== Provided data

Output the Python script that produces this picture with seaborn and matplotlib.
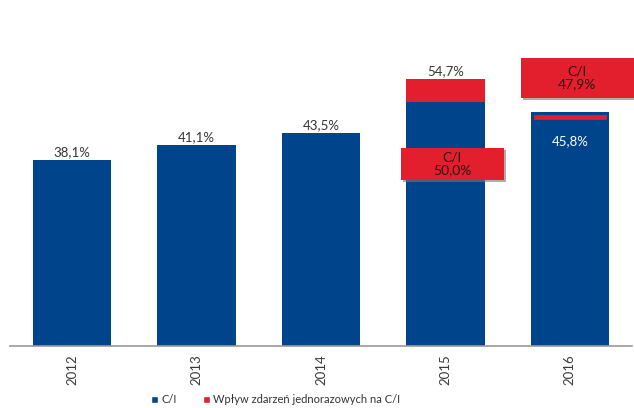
import matplotlib
matplotlib.use("Agg")
import matplotlib.pyplot as plt
import matplotlib.patheffects as pe
from matplotlib.patches import Rectangle, Patch
import seaborn as sns
import pandas as pd

# Cost/income ratio by year (%), plus the one-off effect stacked on top
years = ["2012", "2013", "2014", "2015", "2016"]
ci = [38.1, 41.1, 43.5, 50.0, 45.8]
one_off = [0.0, 0.0, 0.0, 4.7, 2.1]
bar_labels = ["38,1%", "41,1%", "43,5%", "54,7%", "45,8%"]
box_labels = {3: "C/I\n50,0%", 4: "C/I\n47,9%"}
legend_labels = ["C/I", "Wpływ zdarzeń jednorazowych na C/I"]

BLUE = "#00458B"
RED = "#E31F2D"
TEXT = "#333333"
BAR_W = 0.63

sns.set_theme(style="white")
plt.rcParams["font.family"] = ["Lato", "DejaVu Sans"]

df = pd.DataFrame({"rok": years, "ci": ci, "one_off": one_off})
df["total"] = df["ci"] + df["one_off"]

fig = plt.figure(figsize=(6.34, 4.08), dpi=100)
ax = fig.add_axes([10 / 634, 62.3 / 408, 622 / 634, 345.7 / 408])

# blue C/I bars
sns.barplot(data=df, x="rok", y="ci", color=BLUE, saturation=1,
            width=BAR_W, ax=ax, linewidth=0)

# one-off effect stacked on top of the C/I bars
seg = ax.bar(range(len(years)), df["one_off"], bottom=df["ci"],
             width=BAR_W, color=RED, linewidth=0, zorder=3)
for p, o in zip(seg.patches, one_off):
    if o == 0:
        p.set_visible(False)
# the 2016 segment is framed in blue (border kept inside the segment)
p16 = seg.patches[4]
p16.set_edgecolor(BLUE)
p16.set_linewidth(3.8)
p16.set_clip_path(p16)

ax.set_xlim(-0.5, 4.5)
ax.set_ylim(0, 70.8)
ax.set_xlabel("")
ax.set_ylabel("")
ax.set_yticks([])
for s in ["left", "right", "top"]:
    ax.spines[s].set_visible(False)
ax.spines["bottom"].set_color("#9a9a9a")
ax.spines["bottom"].set_linewidth(1.2)
ax.tick_params(axis="x", length=0, pad=6, labelsize=9.5, labelcolor="#3a3a3a",
               rotation=90)

# value labels
for i, lab in enumerate(bar_labels):
    if i < 4:
        ax.text(i, df["total"][i] + 0.35, lab, ha="center", va="bottom",
                fontsize=9.5, color=TEXT)
    else:
        ax.text(i, ci[i] - 4.0, lab, ha="center", va="center",
                fontsize=9.5, color="white")

# callout boxes with the C/I value
box_geom = {3: (3.056, 33.95, 0.83, 6.55), 4: (4.06, 50.75, 0.91, 8.2)}
for i, (cx, y0, w, h) in box_geom.items():
    rect = Rectangle((cx - w / 2, y0), w, h, facecolor=RED, edgecolor="none",
                     clip_on=False, zorder=5,
                     path_effects=[pe.SimplePatchShadow(offset=(1.5, -1.5),
                                                        shadow_rgbFace="#777777",
                                                        alpha=0.6),
                                   pe.Normal()])
    ax.add_patch(rect)
    ax.text(cx, y0 + h / 2, box_labels[i], ha="center", va="center",
            fontsize=10, color="#2a1414", linespacing=1.1, zorder=6,
            clip_on=False)

handles = [Patch(facecolor=BLUE), Patch(facecolor=RED)]
fig.legend(handles, legend_labels, loc="center", bbox_to_anchor=(0.435, 0.02),
           ncol=2, frameon=False, fontsize=8.0, handlelength=0.6,
           handleheight=0.7, handletextpad=0.3, columnspacing=2.4,
           labelcolor="#333333")

fig.savefig("out.png", dpi=100)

====

### [The task]
Copy exactly the lines running from the beginning of the listing through the line that has "width=BAR_W, ax=ax, linewidth=0)". Drop the pictures.

### [Task output]
Output the Python script that produces this picture with seaborn and matplotlib.
import matplotlib
matplotlib.use("Agg")
import matplotlib.pyplot as plt
import matplotlib.patheffects as pe
from matplotlib.patches import Rectangle, Patch
import seaborn as sns
import pandas as pd

# Cost/income ratio by year (%), plus the one-off effect stacked on top
years = ["2012", "2013", "2014", "2015", "2016"]
ci = [38.1, 41.1, 43.5, 50.0, 45.8]
one_off = [0.0, 0.0, 0.0, 4.7, 2.1]
bar_labels = ["38,1%", "41,1%", "43,5%", "54,7%", "45,8%"]
box_labels = {3: "C/I\n50,0%", 4: "C/I\n47,9%"}
legend_labels = ["C/I", "Wpływ zdarzeń jednorazowych na C/I"]

BLUE = "#00458B"
RED = "#E31F2D"
TEXT = "#333333"
BAR_W = 0.63

sns.set_theme(style="white")
plt.rcParams["font.family"] = ["Lato", "DejaVu Sans"]

df = pd.DataFrame({"rok": years, "ci": ci, "one_off": one_off})
df["total"] = df["ci"] + df["one_off"]

fig = plt.figure(figsize=(6.34, 4.08), dpi=100)
ax = fig.add_axes([10 / 634, 62.3 / 408, 622 / 634, 345.7 / 408])

# blue C/I bars
sns.barplot(data=df, x="rok", y="ci", color=BLUE, saturation=1,
            width=BAR_W, ax=ax, linewidth=0)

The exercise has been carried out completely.